Figure scripts
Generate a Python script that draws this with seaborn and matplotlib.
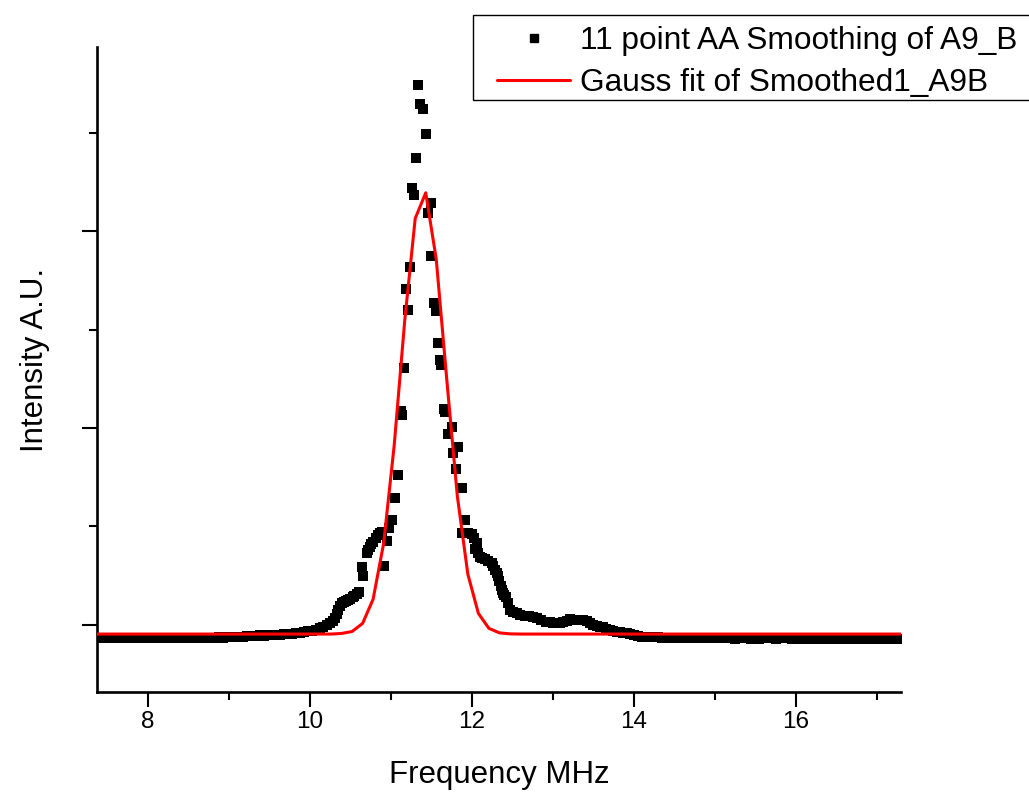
import numpy as np
import matplotlib
matplotlib.use('Agg')
import matplotlib.pyplot as plt
import seaborn as sns
from matplotlib.ticker import NullFormatter, FixedLocator
from matplotlib.lines import Line2D
from matplotlib.patches import Rectangle

# ---------------- data ----------------
# flat left tail (evenly spaced samples 7.37 .. 10.08 MHz)
left_tail_y = [-0.066, -0.067, -0.065, -0.066, -0.068, -0.066, -0.065, -0.067, -0.066, -0.066,
               -0.067, -0.065, -0.066, -0.064, -0.066, -0.067, -0.066, -0.065, -0.066, -0.066,
               -0.064, -0.065, -0.066, -0.065, -0.064, -0.066, -0.065, -0.064, -0.065, -0.064,
               -0.063, -0.064, -0.063, -0.062, -0.063, -0.061, -0.060,
               -0.058, -0.056, -0.055, -0.053, -0.054, -0.052, -0.050, -0.049, -0.050,
               -0.048, -0.046, -0.044, -0.042, -0.040, -0.037, -0.033, -0.029, -0.024]

# peak region (explicit frequency / intensity pairs)
mid_x = [10.12, 10.16, 10.21, 10.25, 10.28, 10.31, 10.33, 10.35, 10.37, 10.39,
         10.42, 10.45, 10.47, 10.50, 10.53, 10.55, 10.58, 10.61, 10.64, 10.66,
         10.70, 10.72, 10.74, 10.76, 10.78, 10.81, 10.84, 10.86, 10.885, 10.917,
         10.947, 10.979, 11.009, 11.049, 11.083, 11.12, 11.136, 11.164, 11.185, 11.214,
         11.235, 11.256, 11.284, 11.309, 11.337, 11.358, 11.399, 11.432, 11.46, 11.49,
         11.494, 11.531, 11.556, 11.577, 11.605, 11.621, 11.654, 11.67, 11.704, 11.753,
         11.769, 11.802, 11.827, 11.873, 11.873, 11.914, 11.95, 11.996, 12.02, 12.037,
         12.058, 12.08, 12.099, 12.13, 12.16, 12.20, 12.243, 12.26, 12.284, 12.305,
         12.325, 12.34, 12.354, 12.37, 12.386, 12.40, 12.42, 12.445, 12.469, 12.51,
         12.552, 12.60, 12.654, 12.70, 12.757, 12.80, 12.85, 12.92, 12.96, 13.00,
         13.04, 13.086, 13.13, 13.17, 13.21, 13.25, 13.29, 13.333, 13.37, 13.416,
         13.46, 13.498, 13.54, 13.58, 13.62, 13.66, 13.70, 13.744, 13.79, 13.83,
         13.87, 13.91, 13.95, 14.00]
mid_y = [-0.017, -0.010, 0.000, 0.008, 0.020, 0.034, 0.055, 0.076, 0.095, 0.110,
         0.115, 0.121, 0.127, 0.134, 0.141, 0.147, 0.157, 0.169, 0.296, 0.249,
         0.364, 0.381, 0.397, 0.410, 0.423, 0.440, 0.455, 0.466, 0.474, 0.301,
         0.428, 0.491, 0.533, 0.646, 0.760, 1.088, 1.068, 1.306, 1.704, 1.599,
         1.816, 2.217, 2.183, 2.372, 2.743, 2.643, 2.618, 2.494, 2.093, 2.144,
         1.875, 1.633, 1.594, 1.433, 1.345, 1.320, 1.098, 1.083, 0.968, 1.005,
         0.875, 0.790, 0.902, 0.697, 0.465, 0.533, 0.468, 0.462, 0.440, 0.384,
         0.415, 0.365, 0.347, 0.340, 0.334, 0.325, 0.316, 0.300, 0.279, 0.265,
         0.250, 0.225, 0.199, 0.180, 0.161, 0.152, 0.144, 0.110, 0.076, 0.068,
         0.059, 0.053, 0.046, 0.045, 0.042, 0.035, 0.025, 0.017, 0.013, 0.011,
         0.010, 0.009, 0.015, 0.022, 0.029, 0.027, 0.026, 0.025, 0.024, 0.022,
         0.010, 0.000, -0.005, -0.009, -0.012, -0.018, -0.024, -0.029, -0.034, -0.038,
         -0.040, -0.042, -0.046, -0.050]

# flat right tail (evenly spaced samples 14.05 .. 17.30 MHz)
right_tail_y = [-0.057, -0.059, -0.060, -0.062, -0.063, -0.063, -0.064, -0.065, -0.066, -0.065,
                -0.066, -0.067, -0.066, -0.067, -0.066, -0.068, -0.067, -0.066, -0.067, -0.068,
                -0.067, -0.066, -0.067, -0.068, -0.069, -0.068, -0.067, -0.068, -0.069, -0.070,
                -0.069, -0.068, -0.067, -0.068, -0.069, -0.068, -0.067, -0.068, -0.069, -0.068,
                -0.069, -0.070, -0.069, -0.068, -0.069, -0.070, -0.071, -0.070, -0.069, -0.070,
                -0.069, -0.070, -0.071, -0.070, -0.069, -0.070, -0.071, -0.070, -0.069, -0.070,
                -0.071, -0.070, -0.071, -0.070, -0.070, -0.071]

# Gauss fit curve samples
fit_x = [7.37, 10.00, 10.13, 10.26, 10.39, 10.52, 10.65, 10.78, 10.91, 11.04, 11.17,
         11.30, 11.43, 11.56, 11.69, 11.82, 11.95, 12.08, 12.21, 12.34, 12.47, 12.60, 17.30]
fit_y = [-0.046, -0.046, -0.046, -0.046, -0.043, -0.033, 0.008, 0.131, 0.414, 0.910, 1.543,
         2.064, 2.194, 1.856, 1.245, 0.655, 0.258, 0.059, -0.017, -0.040, -0.045, -0.046, -0.046]

x_major = [8, 10, 12, 14, 16]
x_minor = [9, 11, 13, 15, 17]
y_major = [0, 1, 2]
y_minor = [0.5, 1.5, 2.5]

label_data = "11 point AA Smoothing of A9_B"
label_fit = "Gauss fit of Smoothed1_A9B"

# ---------------- plotting ----------------
sns.set_style("ticks")
plt.rcParams['font.family'] = ['Liberation Sans', 'DejaVu Sans']
plt.rcParams['text.color'] = 'black'
plt.rcParams['axes.labelcolor'] = 'black'
plt.rcParams['xtick.color'] = 'black'
plt.rcParams['ytick.color'] = 'black'

left_tail_x = np.linspace(7.37, 10.08, len(left_tail_y))
right_tail_x = np.linspace(14.05, 17.30, len(right_tail_y))
data_x = np.concatenate([left_tail_x, mid_x, right_tail_x])
data_y = np.concatenate([left_tail_y, mid_y, right_tail_y])

W, H = 1029, 793
fig = plt.figure(figsize=(W / 100, H / 100), dpi=100)
ax = fig.add_axes([0.0943, 0.1274, 0.7813, 0.8133])

sns.scatterplot(x=data_x, y=data_y, marker='s', s=52, color='black', linewidth=0,
                ax=ax, zorder=2, legend=False)
sns.lineplot(x=fit_x, y=fit_y, color='red', linewidth=2.2, ax=ax, sort=False,
             estimator=None, zorder=3, legend=False)

ax.set_xlim(7.37, 17.30)
ax.set_ylim(-0.34, 2.934)

ax.xaxis.set_major_locator(FixedLocator(x_major))
ax.xaxis.set_minor_locator(FixedLocator(x_minor))
ax.yaxis.set_major_locator(FixedLocator(y_major))
ax.yaxis.set_minor_locator(FixedLocator(y_minor))
ax.yaxis.set_major_formatter(NullFormatter())
ax.set_xticklabels([str(v) for v in x_major])

ax.tick_params(axis='both', which='major', direction='out', length=11, width=1.5,
               labelsize=17.5, pad=3, color='black', labelcolor='black')
ax.tick_params(axis='both', which='minor', direction='out', length=5.5, width=1.5, color='black')

for s in ['top', 'right']:
    ax.spines[s].set_visible(False)
for s in ['left', 'bottom']:
    ax.spines[s].set_linewidth(1.9)
    ax.spines[s].set_color('black')

ax.set_xlabel("Frequency MHz", fontsize=22.5, labelpad=19, color='black')
ax.set_ylabel("Intensity A.U.", fontsize=22.5, labelpad=20, color='black')
ax.yaxis.label.set_y(0.515)

# legend frame drawn separately (it runs off the right edge in the reference)
fig.patches.append(Rectangle((473 / W, 1 - 100 / H), (1060 - 473) / W, 85 / H,
                             transform=fig.transFigure, fill=False, edgecolor='black',
                             linewidth=1.0, clip_on=False, zorder=5))

handles = [Line2D([], [], marker='s', linestyle='none', color='black', markersize=6),
           Line2D([], [], color='red', linewidth=2.2)]
leg = fig.legend(handles=handles, labels=[label_data, label_fit], loc='upper left',
                 bbox_to_anchor=(491 / W, 1 - 19.5 / H), frameon=False,
                 fontsize=22.8, handlelength=2.3, handletextpad=0.3, borderpad=0.2,
                 labelspacing=0.38, borderaxespad=0)
for t in leg.get_texts():
    t.set_color('black')

fig.savefig('out.png', dpi=100)
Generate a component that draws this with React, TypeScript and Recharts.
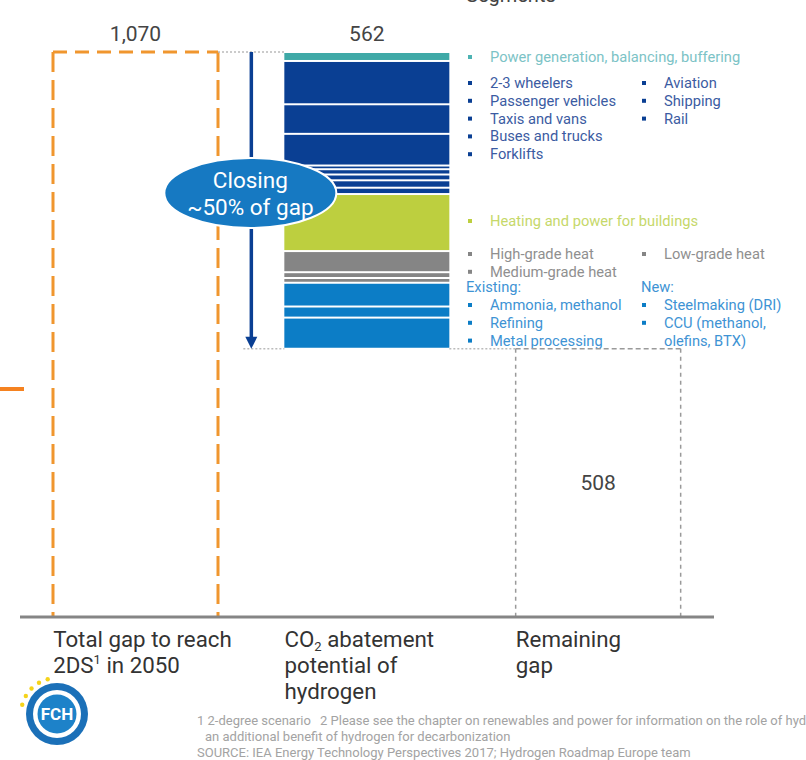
import React from 'react';
import { BarChart, Bar, XAxis, YAxis, LabelList, Customized } from 'recharts';

// categories on the x axis (^ = superscript, _ = subscript)
const categories = ['Total gap', 'CO2 abatement', 'Remaining gap'];
const categoryLines = [
  ['Total gap to reach', '2DS^1 in 2050'],
  ['CO_2 abatement', 'potential of', 'hydrogen'],
  ['Remaining', 'gap'],
];

const totalGap = 1070;
const remainingGap = 508;

// abatement potential by segment, top of the stack first
const segmentValues = [17, 82, 56, 60, 7, 10, 11, 14, 12, 108, 40, 11, 9, 45, 21, 59];
const segmentGroups = [
  'power',
  'transport', 'transport', 'transport', 'transport', 'transport', 'transport', 'transport', 'transport',
  'buildings',
  'heat', 'heat', 'heat',
  'industry', 'industry', 'industry',
];

const groupColors: Record<string, string> = {
  power: '#3fa9a7',
  transport: '#0a3f93',
  buildings: '#bdcf3f',
  heat: '#858585',
  industry: '#0c7dc6',
};

const legendPower = ['Power generation, balancing, buffering'];
const legendTransportA = ['2-3 wheelers', 'Passenger vehicles', 'Taxis and vans', 'Buses and trucks', 'Forklifts'];
const legendTransportB = ['Aviation', 'Shipping', 'Rail'];
const legendBuildings = ['Heating and power for buildings'];
const legendHeatA = ['High-grade heat', 'Medium-grade heat'];
const legendHeatB = ['Low-grade heat'];
const legendIndustryA = ['Ammonia, methanol', 'Refining', 'Metal processing'];
const legendIndustryB = ['Steelmaking (DRI)', 'CCU (methanol,'];

const footnote1 = ['1 2-degree scenario', '2 Please see the chapter on renewables and power for information on the role of hydrogen as'];
const footnote2 = 'an additional benefit of hydrogen for decarbonization';
const source = 'SOURCE: IEA Energy Technology Perspectives 2017; Hydrogen Roadmap Europe team';

const abatement = segmentValues.reduce((a, b) => a + b, 0);

const data = categories.map((name, i) => {
  const row: Record<string, string | number> = { name, total: 0, remaining: 0, base: 0 };
  segmentValues.forEach((v, k) => {
    row['seg' + k] = i === 1 ? v : 0;
  });
  if (i === 0) row.total = totalGap;
  if (i === 1) row.base = remainingGap;
  if (i === 2) row.remaining = remainingGap;
  return row;
});

const W = 806;
const H = 760;
const MARGIN = { top: 52, right: 92, bottom: 113, left: 20 };
const BAND = (W - MARGIN.left - MARGIN.right) / categories.length;
const BAR = 165;
const FONT = 'Roboto, "DejaVu Sans", sans-serif';
const LEGEND_SIZE = 14.7;

const fmt = (v: number) => v.toLocaleString('en-US');

function renderRich(line: string) {
  const parts = line.split(/([_^]\d)/).filter(Boolean);
  return parts.map((p, i) => {
    if (p[0] === '^') return <tspan key={i} fontSize={13} dy={-9}>{p.slice(1)}</tspan>;
    if (p[0] === '_') return <tspan key={i} fontSize={13} dy={4}>{p.slice(1)}</tspan>;
    const prev = parts[i - 1];
    const dy = prev && prev[0] === '^' ? 9 : prev && prev[0] === '_' ? -4 : 0;
    return <tspan key={i} dy={dy}>{p}</tspan>;
  });
}

const CategoryTick = (props: any) => {
  const { x, y, payload } = props;
  const lines = categoryLines[payload.index] || [];
  return (
    <g>
      {lines.map((l, i) => (
        <text key={i} x={x - BAR / 2} y={y + 22 + i * 26} fontSize={22.3} fill="#333" fontFamily={FONT}>
          {renderRich(l)}
        </text>
      ))}
    </g>
  );
};

const GapBox = (props: any) => {
  const { x, y, width, height } = props;
  if (!height) return null;
  const b = y + height;
  return (
    <g>
      <line x1={x} y1={y} x2={x} y2={b} stroke="#f0962e" strokeWidth={3} strokeDasharray="20 8" />
      <line x1={x + width} y1={y} x2={x + width} y2={b} stroke="#f0962e" strokeWidth={3} strokeDasharray="20 8" />
      <line x1={x} y1={y} x2={x + width} y2={y} stroke="#f0962e" strokeWidth={3} strokeDasharray="14 8" />
      <line x1={x + width} y1={y} x2={x + BAND} y2={y} stroke="#bbb" strokeWidth={1.5} strokeDasharray="2 2" />
    </g>
  );
};

const RemainingBox = (props: any) => {
  const { x, y, width, height } = props;
  if (!height) return null;
  const b = y + height;
  return (
    <g>
      <line x1={x - (BAND - width)} y1={y} x2={x} y2={y} stroke="#bbb" strokeWidth={1.5} strokeDasharray="2 2" />
      <line x1={x} y1={y} x2={x + width} y2={y} stroke="#9a9a9a" strokeWidth={1.5} strokeDasharray="5 3" />
      <line x1={x} y1={y} x2={x} y2={b} stroke="#9a9a9a" strokeWidth={1.5} strokeDasharray="4 4" />
      <line x1={x + width} y1={y} x2={x + width} y2={b} stroke="#9a9a9a" strokeWidth={1.5} strokeDasharray="4 4" />
    </g>
  );
};

const Segment = (props: any) => {
  const { x, y, width, height, fill } = props;
  if (!height) return null;
  return <rect x={x} y={y + 1} width={width} height={Math.max(0, height - 2)} fill={fill} />;
};

// "562" total, the arrow and the "closing" bubble, drawn on top of the stack
const StackNote = (props: any) => {
  const { x, y, width, height, value } = props;
  if (!value || !height) return null;
  const unit = height / value;
  const bottom = y + abatement * unit;
  const ax = x - 33;
  return (
    <g>
      <text x={x + width / 2} y={y - 11} textAnchor="middle" fontSize={21} fill="#444" fontFamily={FONT}>
        {fmt(abatement)}
      </text>
      <line x1={ax - 8} y1={bottom} x2={x} y2={bottom} stroke="#bbb" strokeWidth={1.5} strokeDasharray="2 2" />
      <line x1={ax} y1={y} x2={ax} y2={bottom - 10} stroke="#0a3f93" strokeWidth={3.5} />
      <polygon points={`${ax - 6},${bottom - 12} ${ax + 6},${bottom - 12} ${ax},${bottom}`} fill="#0a3f93" />
      <ellipse cx={ax - 1} cy={y + 141} rx={86} ry={35} fill="#1679c2" stroke="#fff" strokeWidth={2} />
      <text x={ax - 1} y={y + 136} textAnchor="middle" fontSize={22.5} fill="#fff" fontFamily={FONT}>Closing</text>
      <text x={ax - 1} y={y + 163} textAnchor="middle" fontSize={22.5} fill="#fff" fontFamily={FONT}>~50% of gap</text>
    </g>
  );
};

const Item = ({ x, y, text, color, bullet }: { x: number; y: number; text: string; color: string; bullet?: string }) => (
  <g>
    {bullet && <rect x={x - 22} y={y - 7} width={4} height={4} fill={bullet} />}
    <text x={x} y={y} fontSize={LEGEND_SIZE} fill={color} fontFamily={FONT}>{text}</text>
  </g>
);

const Notes = () => {
  const L = 490;
  const R = 664;
  const step = 17.8;
  const small = { fontSize: 13, fill: '#a3a3a3', fontFamily: FONT };
  return (
    <g>
      {/* cropped slide fragments */}
      <text x={466} y={2} fontSize={20} fill="#444" fontFamily={FONT}>Segments</text>
      <rect x={0} y={387} width={24} height={4} fill="#f58220" />

      {legendPower.map((t, i) => <Item key={t} x={L} y={62 + i * step} text={t} color="#7cc3c6" bullet="#4db3b3" />)}
      {legendTransportA.map((t, i) => <Item key={t} x={L} y={88 + i * step} text={t} color="#3b5ba2" bullet="#0a3f93" />)}
      {legendTransportB.map((t, i) => <Item key={t} x={R} y={88 + i * step} text={t} color="#3b5ba2" bullet="#0a3f93" />)}
      {legendBuildings.map((t, i) => <Item key={t} x={L} y={226 + i * step} text={t} color="#c6d86a" bullet="#bdcf3f" />)}
      {legendHeatA.map((t, i) => <Item key={t} x={L} y={259 + i * step} text={t} color="#8f8f8f" bullet="#858585" />)}
      {legendHeatB.map((t, i) => <Item key={t} x={R} y={259 + i * step} text={t} color="#8f8f8f" bullet="#858585" />)}
      <text x={466} y={292} fontSize={LEGEND_SIZE} fill="#3e93d4" fontFamily={FONT}>Existing:</text>
      <text x={641} y={292} fontSize={LEGEND_SIZE} fill="#3e93d4" fontFamily={FONT}>New:</text>
      {legendIndustryA.map((t, i) => <Item key={t} x={L} y={310 + i * step} text={t} color="#3e93d4" bullet="#0c7dc6" />)}
      {legendIndustryB.map((t, i) => <Item key={t} x={R} y={310 + i * step} text={t} color="#3e93d4" bullet="#0c7dc6" />)}
      <Item x={R} y={310 + 2 * step} text="olefins, BTX)" color="#3e93d4" />

      <text x={197} y={725} {...small}>{footnote1[0]}</text>
      <text x={320} y={725} {...small}>{footnote1[1]}</text>
      <text x={205} y={741} {...small}>{footnote2}</text>
      <text x={197} y={757} {...small}>{source}</text>

      {/* FCH logo */}
      <g>
        {[195, 210, 225, 240, 255].map((a) => (
          <circle key={a} cx={57 + 36 * Math.cos((a * Math.PI) / 180)} cy={714 + 36 * Math.sin((a * Math.PI) / 180)} r={2.2} fill="#f5d31a" />
        ))}
        <circle cx={57} cy={714} r={31} fill="#1b70b8" />
        <circle cx={57} cy={714} r={24} fill="#fff" />
        <circle cx={57} cy={714} r={19.5} fill="#1d82c9" />
        <text x={57} y={720} textAnchor="middle" fontSize={17} fontWeight="bold" fill="#fff" fontFamily={FONT}>FCH</text>
      </g>
    </g>
  );
};

export default function App() {
  const bars = segmentValues.map((_, k) => k).reverse();
  return (
    <div style={{ position: 'absolute', left: 0, top: 0, background: '#fff' }}>
      <BarChart width={W} height={H} data={data} margin={MARGIN} barSize={BAR}>
        <XAxis
          dataKey="name"
          height={30}
          interval={0}
          tickLine={false}
          axisLine={{ stroke: '#858585', strokeWidth: 3 }}
          tick={CategoryTick}
        />
        <YAxis hide domain={[0, totalGap]} />
        <Bar dataKey="total" stackId="a" shape={GapBox} isAnimationActive={false}>
          <LabelList
            dataKey="total"
            position="top"
            offset={11}
            fontSize={21}
            fill="#444"
            fontFamily={FONT}
            formatter={(v: any) => (v ? fmt(v) : '')}
          />
        </Bar>
        <Bar dataKey="remaining" stackId="a" shape={RemainingBox} isAnimationActive={false}>
          <LabelList
            dataKey="remaining"
            position="center"
            fontSize={21}
            fill="#444"
            fontFamily={FONT}
            formatter={(v: any) => (v ? fmt(v) : '')}
          />
        </Bar>
        <Bar dataKey="base" stackId="a" fill="transparent" isAnimationActive={false} />
        {bars.map((k) => (
          <Bar
            key={k}
            dataKey={'seg' + k}
            stackId="a"
            fill={groupColors[segmentGroups[k]]}
            shape={Segment}
            isAnimationActive={false}
          >
            {k === 0 && <LabelList dataKey="seg0" content={StackNote} />}
          </Bar>
        ))}
        <Customized component={<Notes />} />
      </BarChart>
    </div>
  );
}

Your instructions
Look above and copy only the lines from the one holding "Generate a component" to the one holding "YAxis, LabelList, Customized", both included, exactly, minus the pictures.

The response
Generate a component that draws this with React, TypeScript and Recharts.
import React from 'react';
import { BarChart, Bar, XAxis, YAxis, LabelList, Customized } from 'recharts';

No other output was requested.